You know it has been awhile since I’ve been to your actual wordpress site and I can see that you have become quite the pistol… couldn’t be “I make stuff up” instead of “I make shit up”….or the dare of “think you got the guts?”. Oh- my- god…you are killing me here!! And Bourdain is old enough to be your father….what are you thinking?! And you missed a cute line that would of dovetailed nicely….”McDonald’s doesn’t owe you jack”…(adding here) “Even Jack doesn’t owe you Jack”. Yes? No? Not going for cute?

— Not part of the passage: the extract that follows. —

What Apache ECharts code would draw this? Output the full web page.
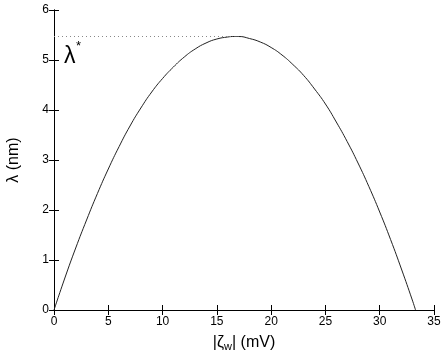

Oh wait……I forgot…’s the ”in your face”, fuck you world, here I come, don’t mess with me…. attitude. Ahhhh….where did I go wrong?? Didn’t you have enough squeaky bubble bath toys? Did I let you run around naked too much when you were little? Dirty diapers on too long? I don’t know…I’m just the mama and I love you!!!!

20 01 2012
Whitney Marie Butler

Mom! Geez! Way to embarrass me in front of all my WordPress friends! And no, didn’t have enough rubber ducks or Mr. Bubble. I ran around naked way too much for anyones comfort, and yeah, you should have checked for shitty diapers way more often. Clearly living in my own excrement had unimaginable effects on my adulthood. I love you too Mom 🙂

20 01 2012

Nice one Whit, and apparently edgy writing runs in the family. “Jack doesn’t owe you jack” is awesome :o)

9 05 2012
Running in Mommyland

I want to hang out with you AND your mom! That conversation was pure love!